Préparatifs[modifier | modifier le code]

Le Mana à l'île de Pâques, 1914.

Sur les conseils du conservateur du British Museum comme Thomas Athol Joyce, le couple William Scoresby Routledge et Katherine Routledge décident de mener une expédition sur l'Île de Pâques afin d'élucider le mystère de l'écriture rongorongo. William recherche une aventure médiatisée et se laisse convaincre par l'idée d'amener un Moaï[a 1]. Katherine se montre également enthousiaste après avoir découvert la statue Hoa Hakananai'a exposée au British Museum. Le couple est décidé à mener cette expédition et commence à en dessiner les grandes lignes en posant quatre questions[a 2] : « Quel est le peuple à l'origine du premier peuplement de l'île ? D'où viennent-ils et de quand date leur arrivée ? Que signifient les statues ? De quelle manière ces statues sont-elles reliées aux habitants de l'île ? » Ils obtiennent de nombreux soutiens en plus du British Musem, telles que la Royal Geographical Society et la British Association for the Advancement of Science[a 3]. Katherine étudie l'historique de l'île au travers des différents rapports d'expédition, mais n'obtient que des informations parcellaires[a 4]. William recherche une solution pour la navigation et envisage l'achat d'une sloop. Ils recrutent également un équipage ainsi qu'un officier emprunté à la Royal Navy. En 1911, malgré l'objection de ses proches, Katherine utilises ses propres fonds pour une goélette de 90m. Charles Nicholson, concepteur maritime, prend en charge le projet. Le chantier prend du retard à cause de l'obsession de William pour certains détails. Ils font renforcer l'ensemble de la coque par précaution à la suite du naufrage du Titanic survenu en avril 1912. Enfin, à la fin du mois de mai 1912, le navire est prêt à être mis à l'eau. Ils le baptisent Mana (en polynésien : mana signifie « pouvoir spirituel »[3]), donnant son nom à l'expédition[a 5].

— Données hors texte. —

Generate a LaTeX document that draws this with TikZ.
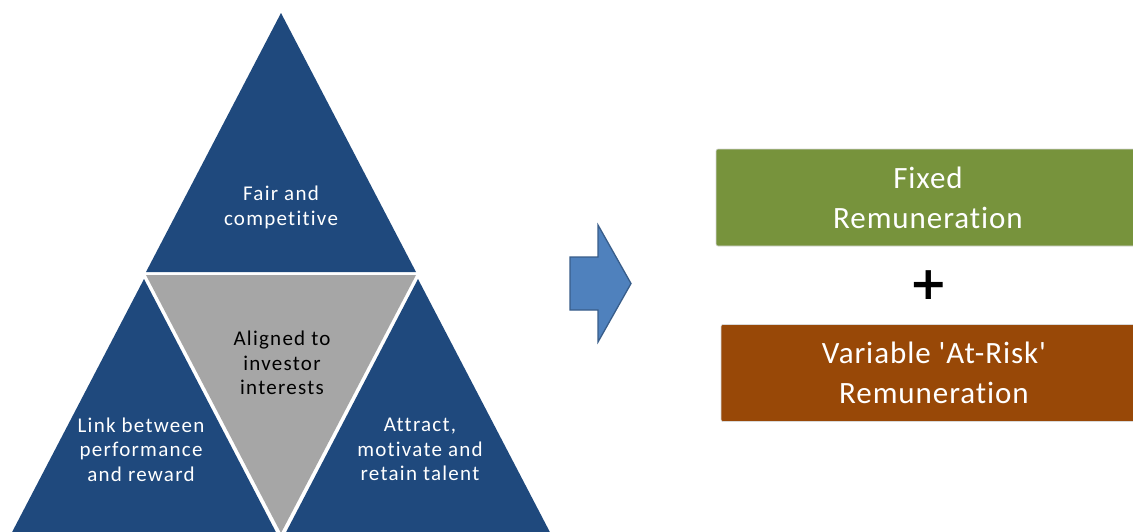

Trajet[modifier | modifier le code]

Osbert Guy Stanhope Crawford, archéologue et seul scientifique de l'expédition Mana. Il la quitte pour désaccord avec William Scoresby et qualifie l'expédition de fiasco archéologique.

Après plusieurs mois d'attente, le Mana quitte Falmouth le 25 mars 1913[a 6]. Cependant, le voyage ne se déroule pas sans heurt. Après avoir dépassé Gibraltar et être sortis d'une zone de grands vents, William découvre que les nombreuses rations de pains - qu'il avait fait stocker dans la salle de bain contre l'avis des membres de l'équipages - ont roulé et pris l'eau. Plutôt que d'admettre son erreur, il juge que l'équipage peut très bien manger du pain rongé par les moisissures vertes. Cette décision est un exemple de celles qui font monter la tension de l'équipage contre le couple. Katherine décidera, lors de leur escale sur les Îles Canaries, que l'équipage achète une grande quantité de légumes. Elle vérifiera même leur qualité, provoquant la colère d'O. G. S. Crawford, le membre de l'équipage qui avait pris en charge l'approvisionnement. Ce dernier accuse le couple de faire preuve d'« avarice déplorable » et jugeant que William Scoresby n'est qu'un imposteur[a 7].

Sur le trajet entre les Îles Canaries et le Cap Vert, la tension est palpable et William cherche des prétexte pour accuser Crawford de ne pas effectuer ses tâches. Katherine joue les médiatrices afin d'éviter que son expédition perde le seul scientifique à bord. Cependant, les deux hommes refusent la conciliation. Une fois accosté à São Vicente, William ordonne à Crawford de quitte le navire après lui avoir serré la main[a 8]. Plus tard, d'autres violences au sein de l'équipage trouveront racine dans l'attitude de William Scoresby qui ne parvient pas à préserver son autorité et dont la gestion des rations est critiquée[a 9].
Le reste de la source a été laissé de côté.